I’m writing this blog because I usually have no idea what to feed the family. They change their damn minds or don’t know with such alarming regularity that I came to a decision. You’ll get what I give you. Hardly an earth shattering or original concept but one which will keep the levels of SIR (stroke inducing rage) at a bare minimum and will mean that they all get to see another birthday.
I’m sarcastic, you’ll get use to it.
I’m a lefty of the old school labour and a social libertarian, you don’t have to be, we can’t all be perfect 😉
Feel free to disagree with me about things. But, be prepared to be met with sarcasm and derision if your opinion is not backed up by verifiable and peer reviewed studies/facts. This, is your only warning.

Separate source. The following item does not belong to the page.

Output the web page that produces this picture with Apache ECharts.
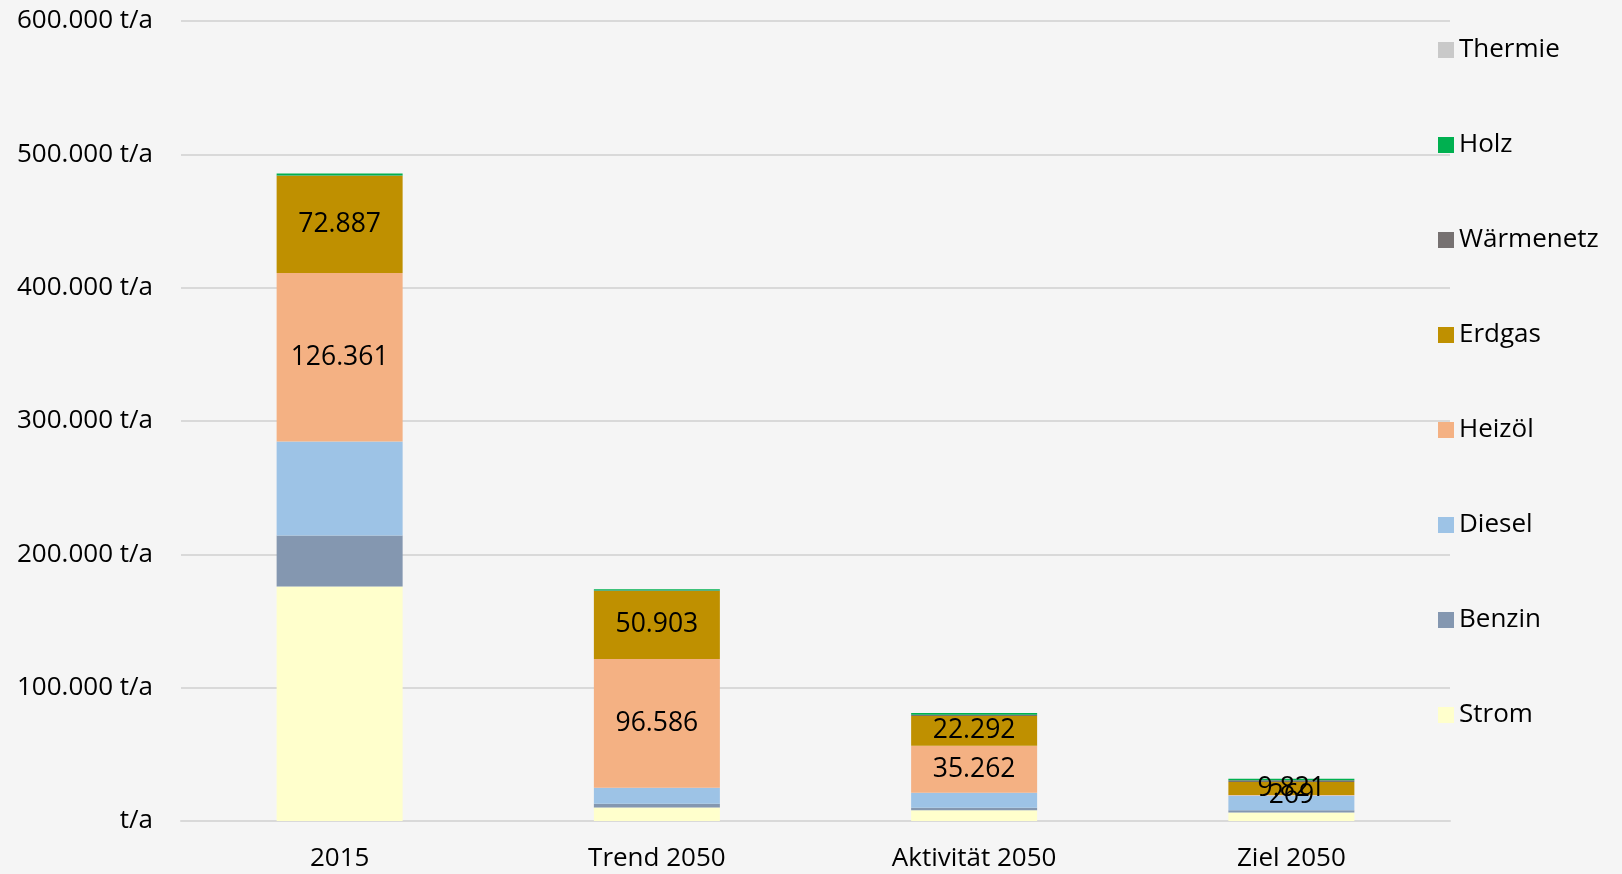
<!DOCTYPE html>
<html>
<head>
<meta charset="utf-8">
<script src="https://cdn.jsdelivr.net/npm/echarts@6/dist/echarts.min.js"></script>
<style>
  html, body { margin: 0; padding: 0; background: #f5f5f5; }
  #main { width: 1622px; height: 874px; }
</style>
</head>
<body>
<div id="main"></div>
<script>
  // Kategorien und Werte (t/a)
  var categories = ['2015', 'Trend 2050', 'Aktivität 2050', 'Ziel 2050'];
  var strom = [175900, 10200, 8000, 6300];
  var benzin = [38200, 2800, 2000, 1700];
  var diesel = [70500, 12000, 11200, 11200];
  var heizoel = [126361, 96586, 35262, 269];
  var erdgas = [72887, 50903, 22292, 9821];
  var waermenetz = [300, 300, 1000, 1200];
  var holz = [1500, 1000, 1200, 1200];
  var thermie = [0, 0, 0, 0];
  var yTicks = [0, 100000, 200000, 300000, 400000, 500000, 600000];

  function fmt(v) {
    return String(Math.round(v)).replace(/\B(?=(\d{3})+(?!\d))/g, '.');
  }

  var font = '"Open Sans", sans-serif';

  function mkSeries(name, data, color, showLabel) {
    return {
      name: name,
      type: 'bar',
      stack: 'gesamt',
      barWidth: 126,
      data: data,
      itemStyle: { color: color },
      label: {
        show: !!showLabel,
        position: 'inside',
        color: '#000',
        fontFamily: font,
        fontSize: 26.5,
        formatter: function (p) { return fmt(p.value); }
      },
      emphasis: { disabled: true }
    };
  }

  var chart = echarts.init(document.getElementById('main'));
  var option = {
    backgroundColor: '#f5f5f5',
    animation: false,
    grid: { left: 181, right: 172, top: 21, bottom: 53 },
    legend: {
      orient: 'vertical',
      left: 1433,
      top: 32,
      itemWidth: 16,
      itemHeight: 16,
      itemGap: 69,
      icon: 'rect',
      textStyle: { fontFamily: font, fontSize: 26, color: '#000', lineHeight: 26 },
      data: ['Thermie', 'Holz', 'Wärmenetz', 'Erdgas', 'Heizöl', 'Diesel', 'Benzin', 'Strom']
    },
    xAxis: {
      type: 'category',
      data: categories,
      axisLine: { lineStyle: { color: '#d9d9d9', width: 2 } },
      axisTick: { show: false },
      axisLabel: { fontFamily: font, fontSize: 26, color: '#000', margin: 25 }
    },
    yAxis: {
      type: 'value',
      min: yTicks[0],
      max: yTicks[yTicks.length - 1],
      interval: 100000,
      axisLine: { show: false },
      axisTick: { show: false },
      splitLine: { lineStyle: { color: '#d9d9d9', width: 2 } },
      axisLabel: {
        fontFamily: font, fontSize: 26, color: '#000', margin: 28,
        formatter: function (v) { return v === 0 ? 't/a' : fmt(v) + ' t/a'; }
      }
    },
    series: [
      mkSeries('Strom', strom, '#ffffcc'),
      mkSeries('Benzin', benzin, '#8497b0'),
      mkSeries('Diesel', diesel, '#9dc3e6'),
      mkSeries('Heizöl', heizoel, '#f4b183', true),
      mkSeries('Erdgas', erdgas, '#bf9000', true),
      mkSeries('Wärmenetz', waermenetz, '#767171'),
      mkSeries('Holz', holz, '#00b050'),
      mkSeries('Thermie', thermie, '#c9c9c9')
    ]
  };
  chart.setOption(option);
</script>
</body>
</html>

I’m a feminist, although, some rad-fem’s would disagree and they can bite me.
Where possible I’ll cite the source of recipe’s but sometimes this just won’t be possible.
I’m lazy, if there’s a short cut I’ll find it. If there’s a gadget I’ll use it.
I live with my 4 year old son aka The Cub and Robin aka OMM or The Twat depending on how I’m feeling towards him. I’m 44 and I live in Cheshire dahling. I’d love to make children’s wear for a living but doubt that at my time of life this is likely to happen, however, if you’ve got a shed load of cash just burning a hole and want to own 49% of a company that makes children’s clothes in a scandy style? I might just be who you are looking for 😀
For me, putting food on the table is a symbol of my love for my family and friends.
I have a deep deep love of most things sci-fi and fantasy.
To mis-quote Ann McCaffery, I have green eyes and sarcasm, everything else is subject to change.